Sur le fond, que reproche-t-on précisément à Christian Espeso, ou plutôt que reste-t-il de ces accusations ? Un membre de l’équipe éducative évoque une « cabale » menée par quatre professeurs, ayant utilisé à dessein les syndicats et alimenté le quotidien Libération en informations accusatoires. Deux griefs ont été retenus par la rectrice de Bordeaux : l’atteinte à la liberté pédagogique des professeurs, et des cours de catéchisme obligatoires, qui présenteraient une atteinte à la liberté de conscience. L’aumônier de l’établissement réfute le caractère mensonger de la deuxième accusation : « Comme dans tous les établissements privés sous contrat, une heure d’enseignement à la culture religieuse est proposée en classe de 6e et de Seconde. Les autres cours sont facultatifs et les activités de l’aumônerie se font sur le temps extra-scolaire. »

Il avait aussi été reproché à la direction du groupe scolaire d’avoir organisé une journée de pèlerinage entre Pau et Lourdes sur un jour de classe, avec un professeur « payé par l’État pour une activité religieuse ». Mais cette accusation n’a finalement pas été retenue. Autre grief qui a suscité l’ire de quelques enseignants : la visite de Mgr Marc Aillet, l’évêque du diocèse, venu à l’Immaculée-Conception de Pau le 30 janvier 2024 pour donner une conférence à des lycéens de Terminale.

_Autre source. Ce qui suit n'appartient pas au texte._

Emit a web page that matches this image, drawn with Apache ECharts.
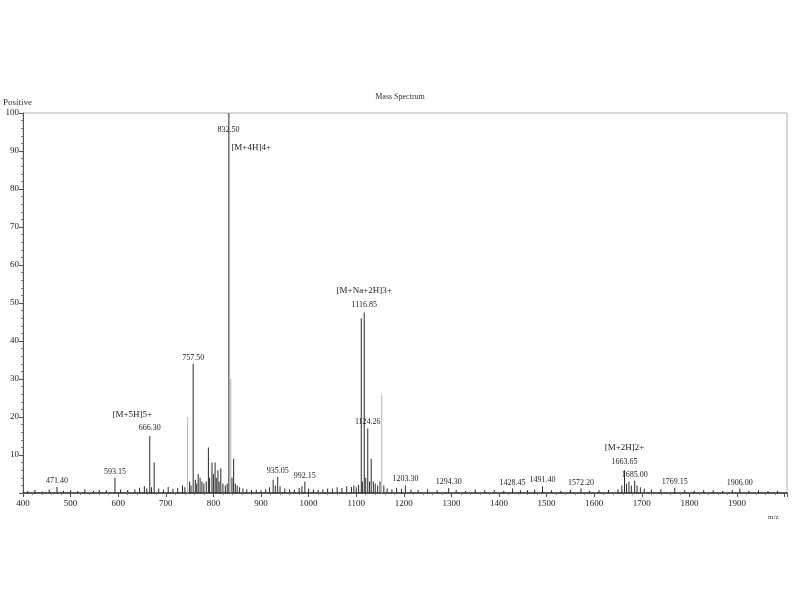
<!DOCTYPE html>
<html lang="en">

<head>
    <meta charset="UTF-8">
    <title>Mass Spectrum</title>
    <style>
        * {
            margin: 0;
            padding: 0;
        }

        body {
            background: #fff;
        }

        .box {
            width: 800px;
            height: 600px;
        }
    </style>
</head>

<body>
    <div class="box"></div>

    <script src="https://cdn.jsdelivr.net/npm/echarts@6/dist/echarts.min.js"></script>
    <script>
        // peaks (m/z, relative intensity %)
        var mz = [
            410, 425, 440, 455, 471.4, 485, 500, 515, 530, 548,
            560, 575, 593.15, 605, 620, 635, 645, 655, 660, 666.3,
            670, 675.5, 685, 695, 705, 715, 725, 735, 740, 745.8,
            750, 753, 757.5, 762, 765, 768, 772, 776, 780, 785,
            789.5, 792, 797, 800, 803.5, 806, 809.5, 812, 815.5, 820,
            825, 829, 832.5, 836.5, 839, 842.5, 846, 850, 855, 862,
            870, 880, 890, 900, 910, 918, 925.5, 930, 935.05, 940,
            950, 960, 970, 980, 986, 992.15, 1000, 1010, 1020, 1030,
            1040, 1050, 1060, 1070, 1080, 1090, 1095, 1100, 1105, 1110.6,
            1113, 1116.85, 1120, 1124.26, 1128, 1131.5, 1136, 1140, 1145, 1150,
            1153.5, 1158, 1165, 1175, 1185, 1195, 1203.3, 1215, 1230, 1250,
            1270, 1294.3, 1310, 1330, 1350, 1370, 1390, 1410, 1428.45, 1445,
            1460, 1475, 1491.4, 1510, 1530, 1550, 1572.2, 1590, 1610, 1630,
            1650, 1658, 1663.65, 1668, 1673, 1678, 1685, 1690, 1697, 1705,
            1720, 1740, 1769.15, 1790, 1810, 1830, 1850, 1870, 1890, 1906,
            1925, 1945, 1965, 1985
        ];
        var intensity = [
            0.5, 0.8, 0.4, 0.9, 1.6, 0.6, 0.7, 0.5, 1.0, 0.6,
            0.8, 0.7, 4.0, 0.9, 0.8, 1.0, 1.4, 1.8, 1.2, 15,
            1.5, 8, 1.2, 0.9, 1.6, 1.1, 1.3, 2.0, 1.5, 20,
            3, 2, 34, 3.5, 2.5, 5, 4, 3, 2.5, 3,
            12, 4, 8, 5, 8, 4, 6, 3, 6.5, 2.5,
            2, 2.5, 100, 30, 4, 9, 2.5, 2, 1.5, 1.2,
            1.0, 0.8, 0.9, 0.7, 1.0, 1.5, 3.5, 2, 4.2, 1.8,
            1.2, 1.0, 0.9, 1.3, 1.8, 3, 1.2, 0.9, 0.8, 1.0,
            1.2, 1.1, 1.5, 1.3, 1.8, 1.6, 2.0, 1.5, 2.2, 46,
            3, 47.5, 4, 17, 3, 9, 3, 2.5, 2, 3,
            26, 2, 1.2, 1.0, 1.4, 1.1, 2, 0.9, 0.8, 1.0,
            0.7, 1.3, 0.8, 0.6, 0.9, 0.7, 0.8, 0.6, 1.2, 0.7,
            0.8, 0.9, 1.8, 0.7, 0.6, 0.8, 1.2, 0.6, 0.7, 0.8,
            1.0, 2.0, 6, 2.5, 3, 2, 3.2, 2, 1.5, 1.2,
            0.9, 1.0, 1.3, 0.7, 0.6, 0.8, 0.7, 0.6, 0.8, 1.2,
            0.6, 0.7, 0.5, 0.6
        ];
        // lines that show up pale in the print
        var faintMz = [836.5, 1153.5, 745.8];

        var labelMz = [471.4, 593.15, 666.3, 757.5, 832.5, 935.05, 992.15, 1116.85, 1124.26,
            1203.3, 1294.3, 1428.45, 1491.4, 1572.2, 1663.65, 1685, 1769.15, 1906];
        var labelText = ['471.40', '593.15', '666.30', '757.50', '832.50', '935.05', '992.15', '1116.85', '1124.26',
            '1203.30', '1294.30', '1428.45', '1491.40', '1572.20', '1663.65', '1685.00', '1769.15', '1906.00'];

        var ionMz = [666.3, 832.5, 1116.85, 1663.65];
        var ionText = ['[M+5H]5+', '[M+4H]4+', '[M+Na+2H]3+', '[M+2H]2+'];

        var font = 'Liberation Serif';
        var myChart = echarts.init(document.querySelector('.box'));

        var data = [];
        mz.forEach(function (m, i) {
            var item = { value: [m, intensity[i]] };
            if (faintMz.indexOf(m) >= 0) {
                item.itemStyle = { color: '#b5b5b5' };
            }
            var li = labelMz.indexOf(m);
            if (li >= 0) {
                var txt = labelText[li];
                var ii = ionMz.indexOf(m);
                item.label = { show: true, formatter: txt };
                if (ii >= 0) {
                    if (m === 832.5) {
                        // tallest peak: text sits inside the frame
                        item.label = {
                            show: true,
                            position: [-11, 8],
                            align: 'left',
                            verticalAlign: 'top',
                            formatter: '{v|' + txt + '}\n{i|' + ionText[ii] + '}',
                            rich: {
                                v: { fontFamily: font, fontSize: 8, lineHeight: 18, color: '#222' },
                                i: { fontFamily: font, fontSize: 9, lineHeight: 18, padding: [0, 0, 0, 14], color: '#222' }
                            }
                        };
                    } else {
                        item.label = {
                            show: true,
                            formatter: '{i|' + ionText[ii] + '}\n{v|' + txt + '}',
                            rich: {
                                i: {
                                    fontFamily: font, fontSize: 9, lineHeight: m === 1663.65 ? 18 : 15, color: '#222',
                                    padding: m === 666.3 ? [0, 35, 0, 0] : 0
                                },
                                v: { fontFamily: font, fontSize: 8, lineHeight: 12, color: '#222' }
                            }
                        };
                    }
                }
            }
            data.push(item);
        });

        var option = {
            backgroundColor: '#fff',
            animation: false,
            title: {
                text: 'Mass Spectrum',
                left: 'center',
                top: 88,
                textStyle: { fontFamily: font, fontSize: 8, fontWeight: 'normal', color: '#333' }
            },
            graphic: [
                { type: 'text', left: 3, top: 98, style: { text: 'Positive', font: '9px "Liberation Serif"', fill: '#333' } },
                { type: 'text', left: 768, top: 514, style: { text: 'm/z', font: '7px "Liberation Serif"', fill: '#444' } }
            ],
            grid: {
                left: 23,
                right: 13,
                top: 113,
                bottom: 107,
                show: true,
                borderColor: '#b0b0b0',
                borderWidth: 1
            },
            xAxis: {
                type: 'value',
                min: 400,
                max: 2005,
                interval: 100,
                splitLine: { show: false },
                axisLine: { lineStyle: { color: '#333', width: 1.5 } },
                axisTick: { length: 4, lineStyle: { color: '#555' } },
                minorTick: { show: true, splitNumber: 5, length: 2, lineStyle: { color: '#777' } },
                axisLabel: {
                    fontFamily: font, fontSize: 9, color: '#222', margin: 6,
                    formatter: function (v) {
                        return (v % 100 === 0 && v < 2000) ? String(v) : '';
                    }
                }
            },
            yAxis: {
                type: 'value',
                min: 0,
                max: 100,
                interval: 10,
                splitLine: { show: false },
                axisLine: { show: true, lineStyle: { color: '#555' } },
                axisTick: { show: true, length: 4, lineStyle: { color: '#555' } },
                minorTick: { show: true, splitNumber: 5, length: 2, lineStyle: { color: '#777' } },
                axisLabel: {
                    fontFamily: font, fontSize: 9, color: '#222', margin: 4,
                    formatter: function (v) {
                        return v === 0 ? '' : String(v);
                    }
                }
            },
            series: [{
                name: 'Mass Spectrum',
                type: 'bar',
                barWidth: 1,
                data: data,
                itemStyle: { color: '#2a2a2a' },
                label: {
                    show: false,
                    position: 'top',
                    distance: 2,
                    fontFamily: font,
                    fontSize: 8,
                    color: '#222'
                }
            }]
        };
        myChart.setOption(option);
    </script>
</body>

</html>
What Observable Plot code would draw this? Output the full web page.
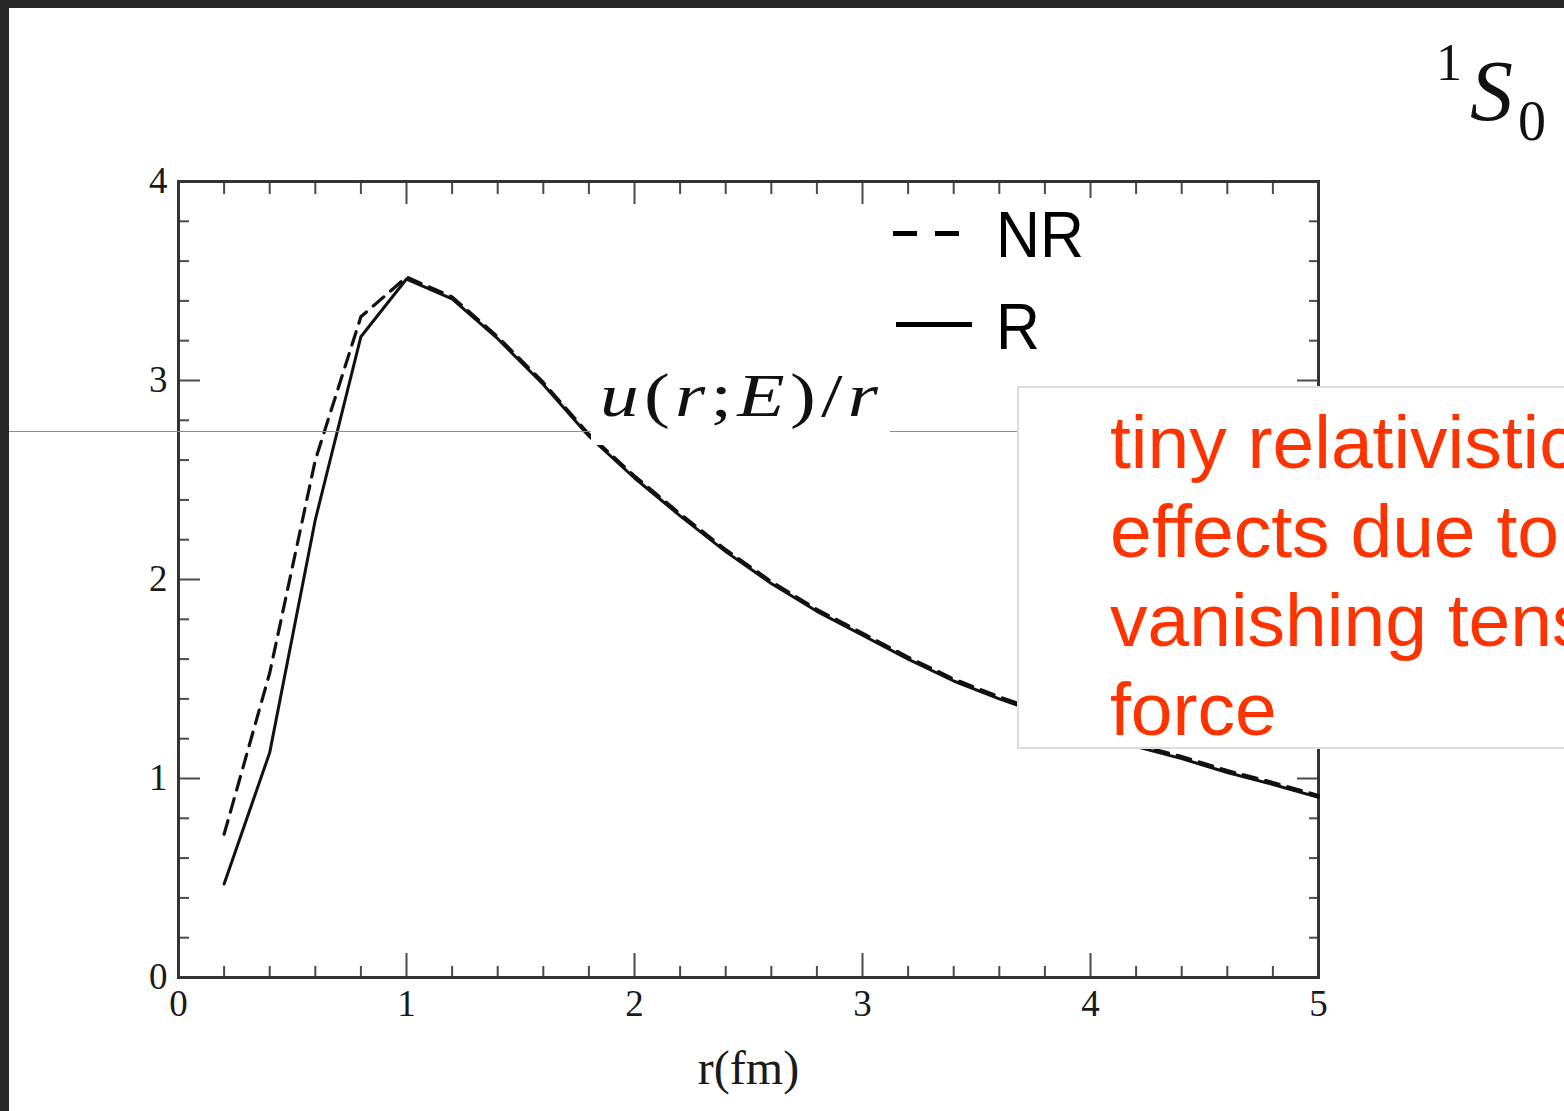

Sur l’atteinte à la liberté pédagogique, Christian Espeso assume des interventions de bon sens pour répondre à une exigence chrétienne : « J’ai dû rappeler à l’ordre un professeur de français qui demandait à ses élèves de 15 ans d’étudier Roméo et Juliette, la tragédie de Shakespeare, en se nourrissant d’une vidéo sur Internet flirtant avec la pornographie. »

Depuis la suspension du chef d’établissement, la majorité des enseignants et des parents d’élèves manifestent régulièrement pour le soutenir. Pour la mère d’une élève de 4e, Christian Espeso a fait « un travail extraordinaire à l’Immaculée-Conception en faisant d’un établissement moribond l’un des meilleurs de France. Les enfants y sont heureux. Il n’y a pas de discrimination, pas de harcèlement et tout est fait pour soutenir les élèves en restant exigeant dans les apprentissages ».

Christian Espeso a saisi le tribunal administratif d’une demande en référé pour se prononcer sur l’arrêté du rectorat. Stoïque, il se pose en symbole « de ce que les syndicats veulent combattre. Je suis catholique et chef d’établissement. À ce titre mon rôle est d’offrir un horizon spirituel à mes élèves pour ne pas laisser la porte ouverte aux obscurantismes. Ceux qui me jugent devraient se souvenir de Ferdinand Buisson, protestant célèbre pour son combat pour l’enseignement laïque, qui appelait les maîtres à inciter leurs élèves à lever les yeux vers le Ciel ».